Como o Dortmund reinvestirá o dinheiro de Bellingham?
O Borussia Dortmund está em uma posição familiar: fez uma grande venda e agora precisa reinvestir. Ano passado, o dinheiro de Erling Haaland foi espalhado em Sébastien Haller, Karim Adeyemi e Nico Schlotterbeck. Anos atrás, Christian Pulisic, negociado em janeiro com o Chelsea, ajudou a financiar um pacote com Mats Hummels, Nico Schulz, Thorgan Hazard, Julian Brandt e Paco Alcácer, que chegaram alguns meses depois. Agora, entraram mais de € 100 milhões por Jude Bellingham. Embora o Dortmund prefira investir em jovens talentos para desenvolver e fazer a roda girar, quando perde um jogador tão importante quanto Bellingham, às vezes traz um reforço mais veterano para continuar competitivo – como Haller para o lugar de Haaland.
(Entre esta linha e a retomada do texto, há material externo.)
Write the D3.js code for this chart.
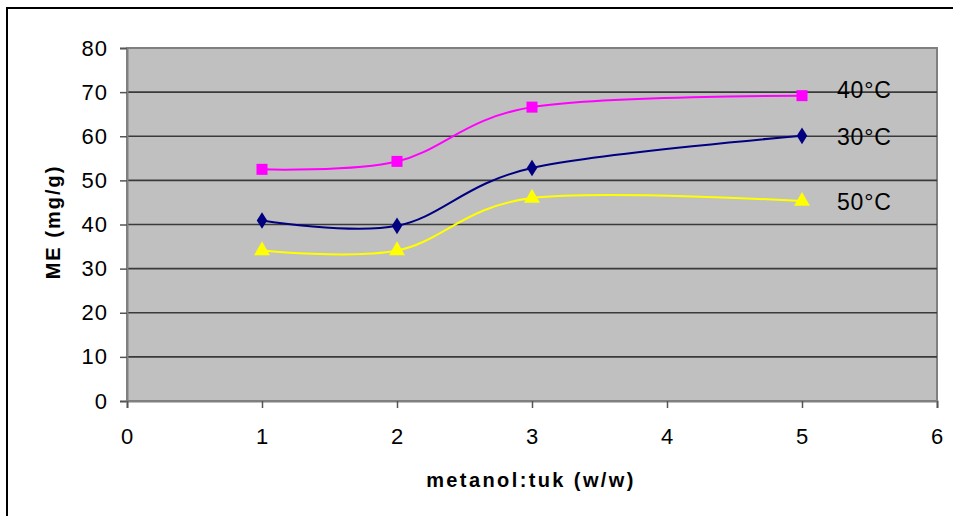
<!DOCTYPE html>
<html>
<head>
<meta charset="utf-8">
<script src="https://cdn.jsdelivr.net/npm/d3@7"></script>
<style>
  body { margin: 0; background: #fff; }
  svg { display: block; font-family: Arial, "Liberation Sans", sans-serif; }
</style>
</head>
<body>
<div id="chart"></div>
<script>
var width = 953;
var height = 516;

// data
var ratios = [1, 2, 3, 5];
var me30 = [40.9, 39.7, 52.8, 60.1];
var me40 = [52.5, 54.3, 66.6, 69.2];
var me50 = [34.1, 34.1, 46.0, 45.3];
var seriesNames = ["30°C", "40°C", "50°C"];
var xTicks = [0, 1, 2, 3, 4, 5, 6];
var yTicks = [0, 10, 20, 30, 40, 50, 60, 70, 80];

var series = [
  { name: seriesNames[0], values: me30, color: "#000080", symbol: d3.symbolDiamond, size: 95, labelY: 59.9 },
  { name: seriesNames[1], values: me40, color: "#FF00FF", symbol: d3.symbolSquare, size: 121, labelY: 70.6 },
  { name: seriesNames[2], values: me50, color: "#FFFF00", symbol: d3.symbolTriangle, size: 110, labelY: 45.1 }
];

var margin = { left: 127, top: 48, right: 16, bottom: 115 };
var plotW = width - margin.left - margin.right;
var plotH = height - margin.top - margin.bottom;

var svg = d3.select("#chart")
  .append("svg")
  .attr("width", width)
  .attr("height", height);

// outer frame
svg.append("rect")
  .attr("x", 7).attr("y", 8)
  .attr("width", width + 10).attr("height", height + 10)
  .attr("fill", "#fff")
  .attr("stroke", "#000")
  .attr("stroke-width", 2);

var x = d3.scaleLinear().domain([0, 6]).range([0, plotW]);
var y = d3.scaleLinear().domain([0, 80]).range([plotH, 0]);

var g = svg.append("g")
  .attr("transform", "translate(" + margin.left + "," + margin.top + ")");

g.append("rect")
  .attr("width", plotW)
  .attr("height", plotH)
  .attr("fill", "#C0C0C0")
  .attr("stroke", "#808080")
  .attr("stroke-width", 2);

// gridlines
g.selectAll(".grid")
  .data(yTicks.filter(function(d) { return d > 0 && d < 80; }))
  .enter().append("line")
    .attr("x1", 0).attr("x2", plotW)
    .attr("y1", function(d) { return y(d); })
    .attr("y2", function(d) { return y(d); })
    .attr("stroke", "#3a3a3a")
    .attr("stroke-width", 1.6);

var yAxis = d3.axisLeft(y).tickValues(yTicks).tickFormat(d3.format("d")).tickSize(7).tickPadding(12);
var xAxis = d3.axisBottom(x).tickValues(xTicks).tickFormat(d3.format("d")).tickSize(7).tickPadding(20);

var ya = g.append("g").call(yAxis);
var xa = g.append("g").attr("transform", "translate(0," + plotH + ")").call(xAxis);

[ya, xa].forEach(function(a) {
  a.attr("font-size", null).attr("font-family", null);
  a.select(".domain").attr("stroke", "#808080").attr("stroke-width", 2);
  a.selectAll(".tick line").attr("stroke", "#555").attr("stroke-width", 1.5);
  a.selectAll(".tick text")
    .attr("fill", "#000")
    .style("font-size", "22px")
    .style("letter-spacing", "1px");
});
xa.selectAll(".tick text").attr("dy", "0.71em");

var line = d3.line()
  .x(function(d, i) { return x(ratios[i]); })
  .y(function(d) { return y(d); })
  .curve(d3.curveCardinal.tension(0));

series.forEach(function(s) {
  g.append("path")
    .datum(s.values)
    .attr("fill", "none")
    .attr("stroke", s.color)
    .attr("stroke-width", 2)
    .attr("d", line);

  g.selectAll(null)
    .data(s.values)
    .enter().append("path")
      .attr("d", d3.symbol().type(s.symbol).size(s.size))
      .attr("transform", function(d, i) {
        return "translate(" + x(ratios[i]) + "," + y(d) + ")" +
          (s.symbol === d3.symbolDiamond ? " scale(1,0.92)" : "");
      })
      .attr("fill", s.color);

  g.append("text")
    .attr("x", 710)
    .attr("y", y(s.labelY))
    .attr("dy", "0.36em")
    .style("font-size", "23px")
    .style("letter-spacing", "0.8px")
    .attr("fill", "#000")
    .text(s.name);
});

// axis titles
svg.append("text")
  .attr("transform", "translate(60,222) rotate(-90)")
  .attr("text-anchor", "middle")
  .style("font-size", "20px")
  .style("font-weight", "bold")
  .style("letter-spacing", "2px")
  .text("ME (mg/g)");

svg.append("text")
  .attr("x", 531)
  .attr("y", 487)
  .attr("text-anchor", "middle")
  .style("font-size", "20px")
  .style("font-weight", "bold")
  .style("letter-spacing", "2.4px")
  .text("metanol:tuk (w/w)");
</script>
</body>
</html>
Quem com certeza se encaixaria nesse perfil é Ilkay Gündogan, prestes a deixar o Manchester City. O retorno ao Signal Iduna Park foi especulado, mas seu destino mais provável ainda é o Barcelona, e o jovem meia Felix Nmecha, do Wolfsburg, aparece no topo da lista de concorrentes. Para outro setor, um nome forte é Edson Álvarez, zagueiro do Ajax. O Dortmund também perdeu Raphaël Guerreiro, que deve acertar com o Bayern de Munique sem taxa de transferência. Foi esperto, porém, e já garantiu Ramy Bensebaini, um dos melhores laterais esquerdos da Bundesliga, também sem precisar compensar o Borussia Mönchengladbach.
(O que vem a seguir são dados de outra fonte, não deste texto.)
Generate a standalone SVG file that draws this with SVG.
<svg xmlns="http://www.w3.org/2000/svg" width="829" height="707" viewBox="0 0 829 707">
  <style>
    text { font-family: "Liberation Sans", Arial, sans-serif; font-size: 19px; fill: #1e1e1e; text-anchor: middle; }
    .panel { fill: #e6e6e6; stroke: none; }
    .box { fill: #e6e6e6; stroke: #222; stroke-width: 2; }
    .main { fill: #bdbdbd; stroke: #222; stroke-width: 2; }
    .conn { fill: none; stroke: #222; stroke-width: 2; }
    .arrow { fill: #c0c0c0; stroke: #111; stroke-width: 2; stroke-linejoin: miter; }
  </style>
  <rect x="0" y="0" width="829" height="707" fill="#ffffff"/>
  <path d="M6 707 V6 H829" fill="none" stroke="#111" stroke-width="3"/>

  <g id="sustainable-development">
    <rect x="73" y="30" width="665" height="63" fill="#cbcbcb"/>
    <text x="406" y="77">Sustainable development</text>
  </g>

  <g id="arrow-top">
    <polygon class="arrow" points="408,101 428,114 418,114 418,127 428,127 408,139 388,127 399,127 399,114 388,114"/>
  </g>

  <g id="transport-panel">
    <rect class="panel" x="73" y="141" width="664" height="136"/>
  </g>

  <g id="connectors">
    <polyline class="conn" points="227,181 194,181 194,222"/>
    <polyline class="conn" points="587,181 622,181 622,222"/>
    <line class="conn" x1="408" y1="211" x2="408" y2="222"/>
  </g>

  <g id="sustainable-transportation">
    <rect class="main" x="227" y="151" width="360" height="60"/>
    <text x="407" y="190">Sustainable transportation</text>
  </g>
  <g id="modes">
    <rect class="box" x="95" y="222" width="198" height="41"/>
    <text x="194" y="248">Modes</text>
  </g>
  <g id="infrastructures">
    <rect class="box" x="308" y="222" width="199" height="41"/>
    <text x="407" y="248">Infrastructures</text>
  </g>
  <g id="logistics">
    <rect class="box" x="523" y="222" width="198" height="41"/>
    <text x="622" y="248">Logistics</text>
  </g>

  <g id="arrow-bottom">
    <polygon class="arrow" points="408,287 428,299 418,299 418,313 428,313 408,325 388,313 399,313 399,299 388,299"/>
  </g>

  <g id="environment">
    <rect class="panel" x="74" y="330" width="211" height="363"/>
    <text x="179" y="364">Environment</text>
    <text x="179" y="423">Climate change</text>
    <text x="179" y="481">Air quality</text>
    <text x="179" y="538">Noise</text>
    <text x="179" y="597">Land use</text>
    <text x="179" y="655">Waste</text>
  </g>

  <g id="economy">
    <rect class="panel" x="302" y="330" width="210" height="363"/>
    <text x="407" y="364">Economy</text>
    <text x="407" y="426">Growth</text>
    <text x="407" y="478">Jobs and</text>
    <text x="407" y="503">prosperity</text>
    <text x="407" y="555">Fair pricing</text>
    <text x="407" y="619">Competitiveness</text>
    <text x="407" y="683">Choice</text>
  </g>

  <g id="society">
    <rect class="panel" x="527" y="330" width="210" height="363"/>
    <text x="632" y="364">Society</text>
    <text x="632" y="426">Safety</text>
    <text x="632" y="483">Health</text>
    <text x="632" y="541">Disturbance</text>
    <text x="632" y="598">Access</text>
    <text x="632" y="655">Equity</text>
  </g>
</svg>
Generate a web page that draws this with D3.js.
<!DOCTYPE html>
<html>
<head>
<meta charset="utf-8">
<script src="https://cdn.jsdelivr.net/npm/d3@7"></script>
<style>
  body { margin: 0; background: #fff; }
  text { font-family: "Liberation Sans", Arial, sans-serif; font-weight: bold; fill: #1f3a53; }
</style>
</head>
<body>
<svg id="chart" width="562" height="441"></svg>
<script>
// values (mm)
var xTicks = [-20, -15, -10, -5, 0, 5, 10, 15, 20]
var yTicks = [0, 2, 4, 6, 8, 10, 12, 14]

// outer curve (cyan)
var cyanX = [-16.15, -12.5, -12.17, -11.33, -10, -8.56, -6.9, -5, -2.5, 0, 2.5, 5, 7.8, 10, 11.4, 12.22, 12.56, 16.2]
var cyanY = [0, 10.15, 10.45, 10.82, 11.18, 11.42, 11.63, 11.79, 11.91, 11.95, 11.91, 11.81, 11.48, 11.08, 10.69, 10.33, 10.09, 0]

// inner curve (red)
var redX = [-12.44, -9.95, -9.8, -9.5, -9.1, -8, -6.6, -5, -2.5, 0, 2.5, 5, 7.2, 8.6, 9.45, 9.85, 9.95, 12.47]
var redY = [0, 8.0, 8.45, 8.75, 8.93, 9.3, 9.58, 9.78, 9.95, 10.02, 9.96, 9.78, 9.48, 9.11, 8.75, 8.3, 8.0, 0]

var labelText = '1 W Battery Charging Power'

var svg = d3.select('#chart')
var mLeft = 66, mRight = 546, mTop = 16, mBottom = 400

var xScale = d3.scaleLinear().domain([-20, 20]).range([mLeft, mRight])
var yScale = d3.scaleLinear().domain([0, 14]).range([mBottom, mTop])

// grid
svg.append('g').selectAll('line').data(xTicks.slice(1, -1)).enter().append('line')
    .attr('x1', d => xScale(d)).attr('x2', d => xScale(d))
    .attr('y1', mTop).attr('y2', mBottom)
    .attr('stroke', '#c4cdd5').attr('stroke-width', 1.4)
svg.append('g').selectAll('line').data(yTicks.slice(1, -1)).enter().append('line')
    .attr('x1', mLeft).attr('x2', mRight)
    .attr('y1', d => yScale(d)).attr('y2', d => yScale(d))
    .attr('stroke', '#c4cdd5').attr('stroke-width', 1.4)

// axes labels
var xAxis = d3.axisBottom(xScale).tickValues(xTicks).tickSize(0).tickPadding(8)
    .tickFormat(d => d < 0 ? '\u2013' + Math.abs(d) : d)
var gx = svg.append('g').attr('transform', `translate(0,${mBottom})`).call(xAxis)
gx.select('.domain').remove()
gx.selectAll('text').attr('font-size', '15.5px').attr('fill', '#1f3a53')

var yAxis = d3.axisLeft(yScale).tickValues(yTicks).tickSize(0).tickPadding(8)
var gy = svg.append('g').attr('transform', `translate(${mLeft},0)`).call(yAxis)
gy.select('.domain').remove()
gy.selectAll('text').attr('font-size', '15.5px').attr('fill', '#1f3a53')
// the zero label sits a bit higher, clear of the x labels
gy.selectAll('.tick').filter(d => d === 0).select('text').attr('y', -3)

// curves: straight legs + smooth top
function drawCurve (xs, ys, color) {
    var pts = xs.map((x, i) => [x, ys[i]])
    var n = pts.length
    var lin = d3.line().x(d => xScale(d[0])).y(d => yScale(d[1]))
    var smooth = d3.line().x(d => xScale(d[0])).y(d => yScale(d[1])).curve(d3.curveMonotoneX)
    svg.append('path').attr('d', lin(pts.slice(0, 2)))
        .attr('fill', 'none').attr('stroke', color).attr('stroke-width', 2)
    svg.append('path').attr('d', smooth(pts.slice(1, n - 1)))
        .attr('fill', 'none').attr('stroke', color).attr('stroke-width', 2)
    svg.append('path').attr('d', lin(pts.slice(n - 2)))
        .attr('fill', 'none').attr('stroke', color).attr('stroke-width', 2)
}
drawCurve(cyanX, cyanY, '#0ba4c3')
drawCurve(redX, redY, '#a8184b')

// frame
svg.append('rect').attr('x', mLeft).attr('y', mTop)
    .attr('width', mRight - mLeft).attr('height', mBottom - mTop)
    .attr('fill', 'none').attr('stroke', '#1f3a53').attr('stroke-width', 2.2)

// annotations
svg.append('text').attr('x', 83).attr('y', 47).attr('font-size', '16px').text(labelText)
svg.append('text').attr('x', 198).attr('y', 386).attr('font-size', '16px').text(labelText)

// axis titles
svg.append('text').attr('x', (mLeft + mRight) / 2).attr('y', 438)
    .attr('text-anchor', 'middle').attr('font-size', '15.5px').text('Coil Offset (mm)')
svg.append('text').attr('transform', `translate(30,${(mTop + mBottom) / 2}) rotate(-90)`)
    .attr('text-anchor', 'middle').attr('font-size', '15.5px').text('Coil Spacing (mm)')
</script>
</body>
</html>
Quem mais irá para a Arábia Saudita?
Às vezes isso acontece, e algum país de repente vira quase um mercado paralelo que paga valores acima da média para atrair nomes fortes. A Superliga Chinesa teve o seu momento recentemente, embora não tenha chegado nem perto do tamanho dos jogadores que a Arábia Saudita está levando. Depois de Cristiano Ronaldo, arrebatou Karim Benzema. Está próxima de anunciar N’Golo Kanté, um multicampeão da Premier League, e estamos usando o país como sujeito porque o projeto oficialmente se tornou nacional após o governo assumir o controle dos quatro principais clubes. As aproximações mais recentes incluem Riyad Mahrez, Romelu Lukaku, Roberto Firmino, Aubameyang e Sergio Ramos. Os técnicos também estão cobiçados, com Massimiliano Allegri ponderando proposta do Al Hilal e Steven Gerrard na mira do Al Ettifaq. A equação é simples: abrir mão do alto nível do futebol europeu em troca de um valor pornográfico de dinheiro? Quanto mais próximos os alvos estiverem do fim das suas carreiras, mais propensos estarão a aceitar a aventura.